[YOUR INSTRUCTIONS] With the images removed, repeat the data below exactly.

[MATERIAL PROVIDED]
====
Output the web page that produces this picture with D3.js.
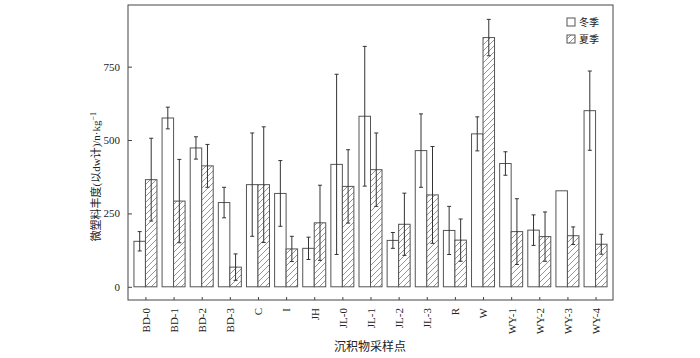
<!DOCTYPE html>
<html><head><meta charset="utf-8">
<script src="https://cdn.jsdelivr.net/npm/d3@7"></script>
<style>body{margin:0;background:#fff}svg{display:block}</style>
</head><body>
<script>
const categories = ["BD-0","BD-1","BD-2","BD-3","C","I","JH","JL-0","JL-1","JL-2","JL-3","R","W","WY-1","WY-2","WY-3","WY-4"];
const winter = [155,575,473,287,348,318,131,417,581,158,464,192,521,420,193,327,600];
const winterErr = [33,37,38,52,176,112,38,307,238,27,125,82,58,40,52,0,135];
const summer = [365,292,412,67,348,129,218,342,399,213,313,159,849,188,171,174,145];
const summerErr = [141,142,73,45,197,43,128,125,125,106,165,72,62,112,84,30,34];
const yTicks = [0,250,500,750];
const seriesNames = ["冬季","夏季"];

(function(){
const W = 700, H = 358;
const mLeft = 128, mRight = 613, mTop = 5, mBottom = 300;
const svg = d3.select("body").append("svg").attr("width", W).attr("height", H);
const defs = svg.append("defs");
const pat = defs.append("pattern").attr("id","hatch").attr("patternUnits","userSpaceOnUse")
  .attr("width",6).attr("height",6);
pat.append("rect").attr("width",6).attr("height",6).attr("fill","#fff");
pat.append("path").attr("d","M0,6 L6,0 M-1,1 L1,-1 M5,7 L7,5")
  .attr("stroke","#7a7a7a").attr("stroke-width",0.8);

const x = d3.scalePoint().domain(categories).range([mLeft, mRight]).padding(0.62);
const y = d3.scaleLinear().domain([-45, 960]).range([mBottom, mTop]);
const bw = 11.5;
const stroke = "#555";
const serif = "'Liberation Serif','DejaVu Serif',serif";
const mixed = "'Liberation Serif','Noto Sans CJK SC',serif";
const cjk = "'Noto Sans CJK SC',sans-serif";

const data = categories.map((c,i)=>({c, w:winter[i], we:winterErr[i], s:summer[i], se:summerErr[i]}));

const g = svg.append("g");
g.selectAll(".bw").data(data).join("rect")
  .attr("x", d=>x(d.c)-bw).attr("y", d=>y(d.w)).attr("width", bw).attr("height", d=>y(0)-y(d.w))
  .attr("fill","#fff").attr("stroke",stroke).attr("stroke-width",1);
g.selectAll(".bs").data(data).join("rect")
  .attr("x", d=>x(d.c)).attr("y", d=>y(d.s)).attr("width", bw).attr("height", d=>y(0)-y(d.s))
  .attr("fill","url(#hatch)").attr("stroke",stroke).attr("stroke-width",1);

function errBars(cx, v, e){
  if(!e) return;
  const eg = g.append("g").attr("stroke","#333").attr("stroke-width",1);
  eg.append("line").attr("x1",cx).attr("x2",cx).attr("y1",y(v+e)).attr("y2",y(v-e));
  eg.append("line").attr("x1",cx-2).attr("x2",cx+2).attr("y1",y(v+e)).attr("y2",y(v+e));
  eg.append("line").attr("x1",cx-2).attr("x2",cx+2).attr("y1",y(v-e)).attr("y2",y(v-e));
}
data.forEach(d=>{
  errBars(x(d.c)-bw/2, d.w, d.we);
  errBars(x(d.c)+bw/2, d.s, d.se);
});

svg.append("rect").attr("x",mLeft).attr("y",mTop).attr("width",mRight-mLeft).attr("height",mBottom-mTop)
  .attr("fill","none").attr("stroke","#444").attr("stroke-width",1);

const ya = svg.append("g").attr("transform",`translate(${mLeft},0)`)
  .call(d3.axisLeft(y).tickValues(yTicks).tickSizeInner(-4).tickSizeOuter(0).tickPadding(8));
ya.select(".domain").remove();
ya.selectAll("line").attr("stroke","#444");
ya.selectAll("text").attr("font-family",serif).attr("font-size",11).attr("fill","#222");

const xa = svg.append("g").attr("transform",`translate(0,${mBottom})`)
  .call(d3.axisBottom(x).tickSizeInner(-3).tickSizeOuter(0));
xa.select(".domain").remove();
xa.selectAll("line").attr("stroke","#444");
xa.selectAll("text").attr("font-family",serif).attr("font-size",11).attr("fill","#222")
  .attr("transform","rotate(-90)").attr("text-anchor","end").attr("x",-8).attr("y",0).attr("dy","0.35em");

const yt = svg.append("text").attr("transform",`translate(100,${(y(0)+y(750))/2}) rotate(-90)`)
  .attr("text-anchor","middle").attr("font-size",11).attr("fill","#222").attr("font-family",mixed);
yt.append("tspan").text("微塑料丰度(以dw计)/n·kg");
yt.append("tspan").attr("dy",-4).attr("font-size",8).text("−1");
svg.append("text").attr("x",370).attr("y",351).attr("text-anchor","middle")
  .attr("font-family",cjk).attr("font-size",12).attr("fill","#222").text("沉积物采样点");

const lg = svg.append("g");
[0,1].forEach(i=>{
  lg.append("rect").attr("x",567).attr("y",18+i*17).attr("width",8).attr("height",8)
    .attr("fill", i? "url(#hatch)":"#fff").attr("stroke",stroke);
  lg.append("text").attr("x",579).attr("y",26+i*17).attr("font-family",cjk).attr("font-size",10)
    .attr("fill","#222").text(seriesNames[i]);
});
})();
</script>
</body></html>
====
[RESPONSE TO THIS EXERCISE]
Output the web page that produces this picture with D3.js.
<!DOCTYPE html>
<html><head><meta charset="utf-8">
<script src="https://cdn.jsdelivr.net/npm/d3@7"></script>
<style>body{margin:0;background:#fff}svg{display:block}</style>
</head><body>
<script>
const categories = ["BD-0","BD-1","BD-2","BD-3","C","I","JH","JL-0","JL-1","JL-2","JL-3","R","W","WY-1","WY-2","WY-3","WY-4"];
const winter = [155,575,473,287,348,318,131,417,581,158,464,192,521,420,193,327,600];
const winterErr = [33,37,38,52,176,112,38,307,238,27,125,82,58,40,52,0,135];
const summer = [365,292,412,67,348,129,218,342,399,213,313,159,849,188,171,174,145];
const summerErr = [141,142,73,45,197,43,128,125,125,106,165,72,62,112,84,30,34];
const yTicks = [0,250,500,750];
const seriesNames = ["冬季","夏季"];

(function(){
const W = 700, H = 358;
const mLeft = 128, mRight = 613, mTop = 5, mBottom = 300;
const svg = d3.select("body").append("svg").attr("width", W).attr("height", H);
const defs = svg.append("defs");
const pat = defs.append("pattern").attr("id","hatch").attr("patternUnits","userSpaceOnUse")
  .attr("width",6).attr("height",6);
pat.append("rect").attr("width",6).attr("height",6).attr("fill","#fff");
pat.append("path").attr("d","M0,6 L6,0 M-1,1 L1,-1 M5,7 L7,5")
  .attr("stroke","#7a7a7a").attr("stroke-width",0.8);

const x = d3.scalePoint().domain(categories).range([mLeft, mRight]).padding(0.62);
const y = d3.scaleLinear().domain([-45, 960]).range([mBottom, mTop]);
const bw = 11.5;
const stroke = "#555";
const serif = "'Liberation Serif','DejaVu Serif',serif";
const mixed = "'Liberation Serif','Noto Sans CJK SC',serif";
const cjk = "'Noto Sans CJK SC',sans-serif";

const data = categories.map((c,i)=>({c, w:winter[i], we:winterErr[i], s:summer[i], se:summerErr[i]}));

const g = svg.append("g");
g.selectAll(".bw").data(data).join("rect")
  .attr("x", d=>x(d.c)-bw).attr("y", d=>y(d.w)).attr("width", bw).attr("height", d=>y(0)-y(d.w))
  .attr("fill","#fff").attr("stroke",stroke).attr("stroke-width",1);
g.selectAll(".bs").data(data).join("rect")
  .attr("x", d=>x(d.c)).attr("y", d=>y(d.s)).attr("width", bw).attr("height", d=>y(0)-y(d.s))
  .attr("fill","url(#hatch)").attr("stroke",stroke).attr("stroke-width",1);

function errBars(cx, v, e){
  if(!e) return;
  const eg = g.append("g").attr("stroke","#333").attr("stroke-width",1);
  eg.append("line").attr("x1",cx).attr("x2",cx).attr("y1",y(v+e)).attr("y2",y(v-e));
  eg.append("line").attr("x1",cx-2).attr("x2",cx+2).attr("y1",y(v+e)).attr("y2",y(v+e));
  eg.append("line").attr("x1",cx-2).attr("x2",cx+2).attr("y1",y(v-e)).attr("y2",y(v-e));
}
data.forEach(d=>{
  errBars(x(d.c)-bw/2, d.w, d.we);
  errBars(x(d.c)+bw/2, d.s, d.se);
});

svg.append("rect").attr("x",mLeft).attr("y",mTop).attr("width",mRight-mLeft).attr("height",mBottom-mTop)
  .attr("fill","none").attr("stroke","#444").attr("stroke-width",1);

const ya = svg.append("g").attr("transform",`translate(${mLeft},0)`)
  .call(d3.axisLeft(y).tickValues(yTicks).tickSizeInner(-4).tickSizeOuter(0).tickPadding(8));
ya.select(".domain").remove();
ya.selectAll("line").attr("stroke","#444");
ya.selectAll("text").attr("font-family",serif).attr("font-size",11).attr("fill","#222");

const xa = svg.append("g").attr("transform",`translate(0,${mBottom})`)
  .call(d3.axisBottom(x).tickSizeInner(-3).tickSizeOuter(0));
xa.select(".domain").remove();
xa.selectAll("line").attr("stroke","#444");
xa.selectAll("text").attr("font-family",serif).attr("font-size",11).attr("fill","#222")
  .attr("transform","rotate(-90)").attr("text-anchor","end").attr("x",-8).attr("y",0).attr("dy","0.35em");

const yt = svg.append("text").attr("transform",`translate(100,${(y(0)+y(750))/2}) rotate(-90)`)
  .attr("text-anchor","middle").attr("font-size",11).attr("fill","#222").attr("font-family",mixed);
yt.append("tspan").text("微塑料丰度(以dw计)/n·kg");
yt.append("tspan").attr("dy",-4).attr("font-size",8).text("−1");
svg.append("text").attr("x",370).attr("y",351).attr("text-anchor","middle")
  .attr("font-family",cjk).attr("font-size",12).attr("fill","#222").text("沉积物采样点");

const lg = svg.append("g");
[0,1].forEach(i=>{
  lg.append("rect").attr("x",567).attr("y",18+i*17).attr("width",8).attr("height",8)
    .attr("fill", i? "url(#hatch)":"#fff").attr("stroke",stroke);
  lg.append("text").attr("x",579).attr("y",26+i*17).attr("font-family",cjk).attr("font-size",10)
    .attr("fill","#222").text(seriesNames[i]);
});
})();
</script>
</body></html>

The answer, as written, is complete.